→ YOUR OBJECTIVE: Your task is to reproduce, verbatim and without pictures, the lines from the opening of the listing through the line containing "0.741, 0.779, 0.770, 0.736, 0.817, 0.809, 0.837, 0.830, 0.823]".

▬▬▬▬▬▬▬▬▬▬

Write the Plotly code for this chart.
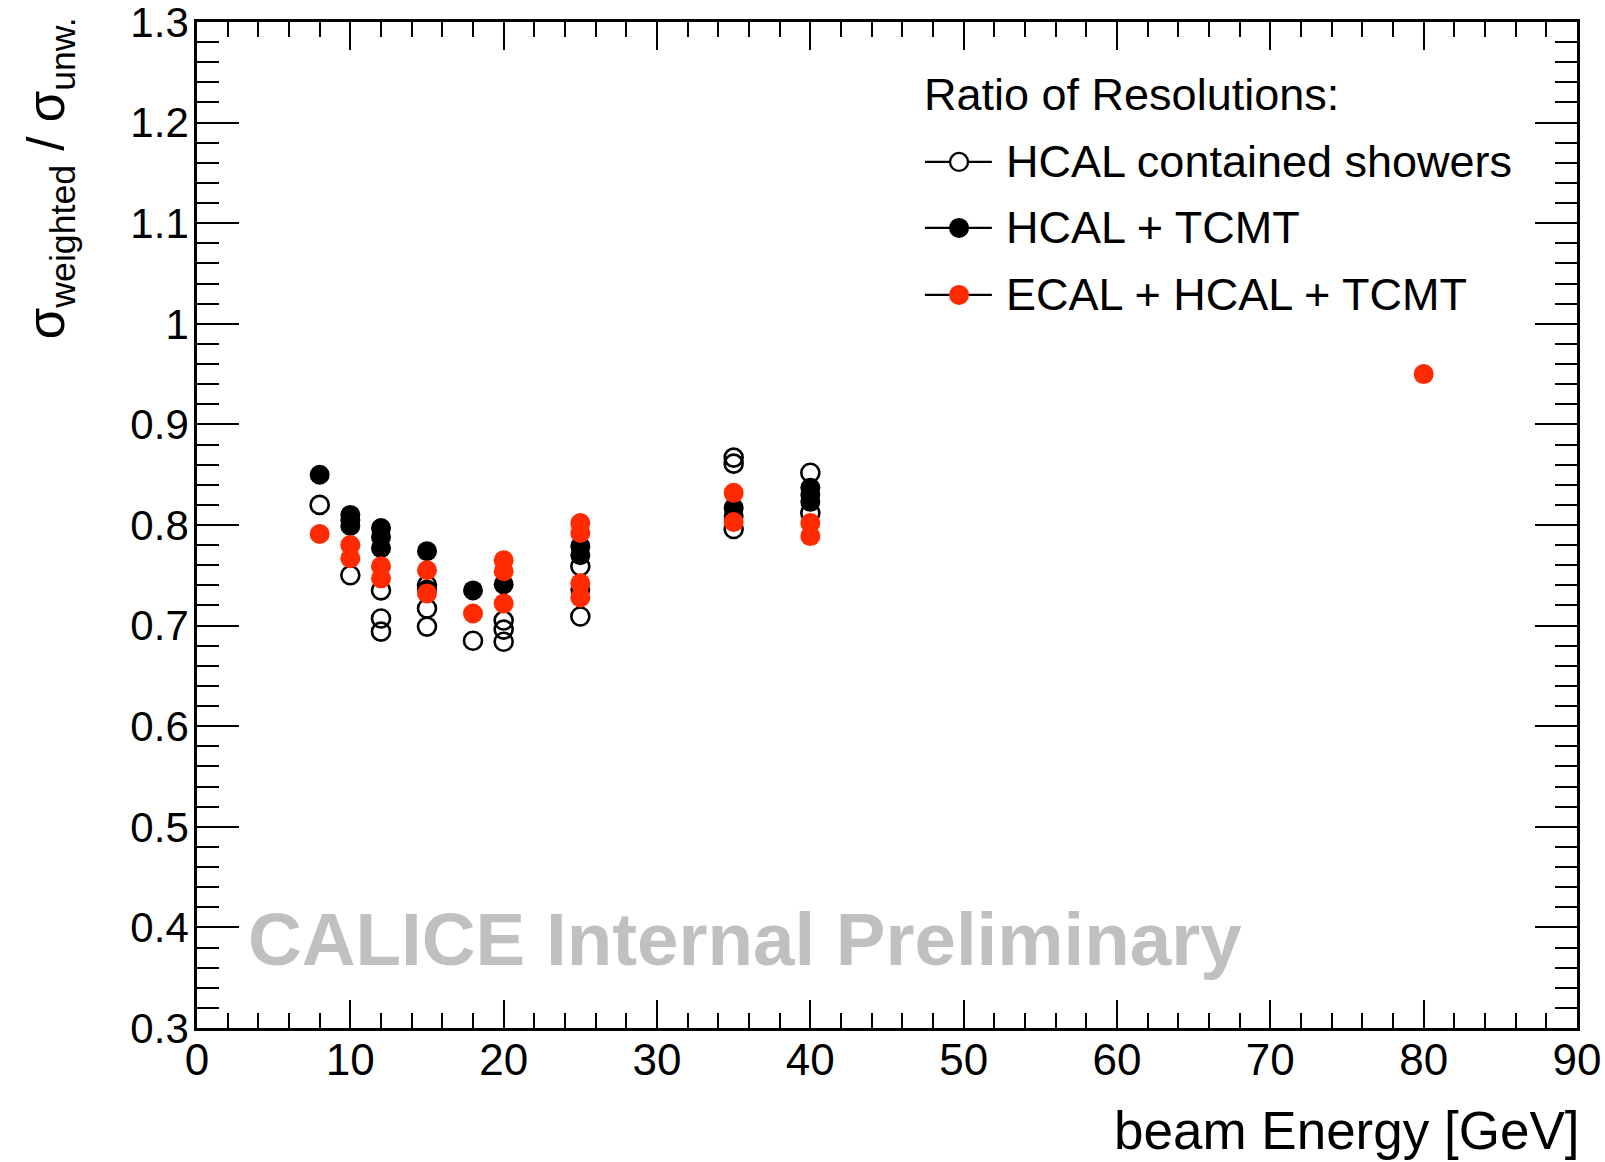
import plotly.graph_objects as go

# Beam energies [GeV] and ratio sigma_weighted / sigma_unweighted per run
hcal_contained_E = [8, 10, 12, 12, 12, 15, 15, 15, 18, 20, 20, 20, 25, 25, 35, 35, 35, 40, 40]
hcal_contained_R = [0.820, 0.750, 0.735, 0.707, 0.694, 0.740, 0.717, 0.699, 0.685,
                    0.705, 0.696, 0.684, 0.759, 0.709, 0.867, 0.861, 0.796, 0.852, 0.812]

hcal_tcmt_E = [8, 10, 10, 10, 12, 12, 12, 15, 15, 18, 20, 25, 25, 25, 35, 35, 40, 40, 40]
hcal_tcmt_R = [0.850, 0.810, 0.805, 0.799, 0.797, 0.788, 0.777, 0.774, 0.736, 0.735,
               0.741, 0.779, 0.770, 0.736, 0.817, 0.809, 0.837, 0.830, 0.823]

ecal_hcal_tcmt_E = [8, 10, 10, 12, 12, 15, 15, 18, 20, 20, 20, 25, 25, 25, 25, 35, 35, 40, 40, 80]
ecal_hcal_tcmt_R = [0.791, 0.780, 0.767, 0.759, 0.747, 0.755, 0.732, 0.712, 0.765, 0.754,
                    0.722, 0.802, 0.792, 0.742, 0.728, 0.832, 0.803, 0.802, 0.789, 0.950]

legend_header = "Ratio of Resolutions:"
series_names = ["HCAL contained showers", "HCAL + TCMT", "ECAL + HCAL + TCMT"]

x_tickvals = [0, 10, 20, 30, 40, 50, 60, 70, 80, 90]
x_ticktext = ["0", "10", "20", "30", "40", "50", "60", "70", "80", "90"]
y_tickvals = [0.3, 0.4, 0.5, 0.6, 0.7, 0.8, 0.9, 1.0, 1.1, 1.2, 1.3]
y_ticktext = ["0.3", "0.4", "0.5", "0.6", "0.7", "0.8", "0.9", "1", "1.1", "1.2", "1.3"]

FONT = "Liberation Sans, Arial, sans-serif"
RED = "#ff2a00"

fig = go.Figure()

fig.add_trace(go.Scatter(
    x=hcal_contained_E, y=hcal_contained_R, mode="markers", showlegend=False,
    marker=dict(symbol="circle-open", size=18, color="black", line=dict(width=2.6, color="black")),
))
fig.add_trace(go.Scatter(
    x=hcal_tcmt_E, y=hcal_tcmt_R, mode="markers", showlegend=False,
    marker=dict(symbol="circle", size=20, color="black", line=dict(width=0)),
))
fig.add_trace(go.Scatter(
    x=ecal_hcal_tcmt_E, y=ecal_hcal_tcmt_R, mode="markers", showlegend=False,
    marker=dict(symbol="circle", size=20, color=RED, line=dict(width=0)),
))

axis_common = dict(
    showgrid=False, zeroline=False, showline=True, linecolor="black", linewidth=2.7,
    mirror="ticks", ticks="inside", tickcolor="black", tickwidth=2.3,
    ticklabeloverflow="allow", automargin=False,
)

fig.update_xaxes(
    range=[0, 90], tickvals=x_tickvals, ticktext=x_ticktext, ticklen=28,
    minor=dict(dtick=2, ticks="inside", ticklen=15, tickwidth=2.3, tickcolor="black"),
    ticklabelstandoff=-9,
    tickfont=dict(family=FONT, size=44, color="black"),
    **axis_common,
)
fig.update_yaxes(
    range=[0.3, 1.3000001], tickvals=y_tickvals, ticktext=y_ticktext, ticklen=42,
    minor=dict(dtick=0.02, ticks="inside", ticklen=22, tickwidth=2.3, tickcolor="black"),
    ticklabelstandoff=-3,
    tickfont=dict(family=FONT, size=42, color="black"),
    **axis_common,
)

annotations = [
    # axis titles
    dict(text="beam Energy [GeV]", xref="paper", yref="paper", x=1.003, y=-0.102,
         xanchor="right", yanchor="middle", showarrow=False,
         font=dict(family=FONT, size=53, color="black")),
    dict(text="σ<sub>weighted</sub> / σ<sub>unw.</sub>", xref="paper", yref="paper",
         x=-0.1056, y=0.845, xanchor="center", yanchor="middle", textangle=-90,
         showarrow=False, font=dict(family=FONT, size=51, color="black")),
    # watermark
    dict(text="<b>CALICE Internal Preliminary</b>", xref="paper", yref="paper",
         x=0.0357, y=0.0878, xanchor="left", yanchor="middle", showarrow=False,
         font=dict(family=FONT, size=74.5, color="#c0c0c0")),
    # legend header
    dict(text=legend_header, xref="paper", yref="paper", x=0.525, y=0.9277,
         xanchor="left", yanchor="middle", showarrow=False,
         font=dict(family=FONT, size=45, color="black")),
]

shapes = []
legend_rows_y = [0.8609, 0.7953, 0.7287]
legend_styles = [("open", "black"), ("filled", "black"), ("filled", RED)]
for name, ly, (kind, col) in zip(series_names, legend_rows_y, legend_styles):
    annotations.append(dict(text=name, xref="paper", yref="paper", x=0.5845, y=ly,
                            xanchor="left", yanchor="middle", showarrow=False,
                            font=dict(family=FONT, size=45, color="black")))
    shapes.append(dict(type="line", xref="paper", yref="paper", x0=0.5275, x1=0.576,
                       y0=ly, y1=ly, line=dict(color="black", width=2.3)))
    if kind == "open":
        shapes.append(dict(type="circle", xref="paper", yref="paper",
                           xsizemode="pixel", ysizemode="pixel",
                           xanchor=0.5522, yanchor=ly, x0=-9, x1=9, y0=-9, y1=9,
                           fillcolor="white", line=dict(color="black", width=2.3)))
    else:
        shapes.append(dict(type="circle", xref="paper", yref="paper",
                           xsizemode="pixel", ysizemode="pixel",
                           xanchor=0.5522, yanchor=ly, x0=-10, x1=10, y0=-10, y1=10,
                           fillcolor=col, line=dict(color=col, width=0)))

fig.update_layout(
    width=1605, height=1162,
    margin=dict(l=197, r=28, t=22, b=134),
    paper_bgcolor="white", plot_bgcolor="white",
    showlegend=False,
    annotations=annotations, shapes=shapes,
    font=dict(family=FONT, color="black"),
)

fig.write_html("out.html")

▬▬▬▬▬▬▬▬▬▬

→ OUTPUT OF THE TASK:
Write the Plotly code for this chart.
import plotly.graph_objects as go

# Beam energies [GeV] and ratio sigma_weighted / sigma_unweighted per run
hcal_contained_E = [8, 10, 12, 12, 12, 15, 15, 15, 18, 20, 20, 20, 25, 25, 35, 35, 35, 40, 40]
hcal_contained_R = [0.820, 0.750, 0.735, 0.707, 0.694, 0.740, 0.717, 0.699, 0.685,
                    0.705, 0.696, 0.684, 0.759, 0.709, 0.867, 0.861, 0.796, 0.852, 0.812]

hcal_tcmt_E = [8, 10, 10, 10, 12, 12, 12, 15, 15, 18, 20, 25, 25, 25, 35, 35, 40, 40, 40]
hcal_tcmt_R = [0.850, 0.810, 0.805, 0.799, 0.797, 0.788, 0.777, 0.774, 0.736, 0.735,
               0.741, 0.779, 0.770, 0.736, 0.817, 0.809, 0.837, 0.830, 0.823]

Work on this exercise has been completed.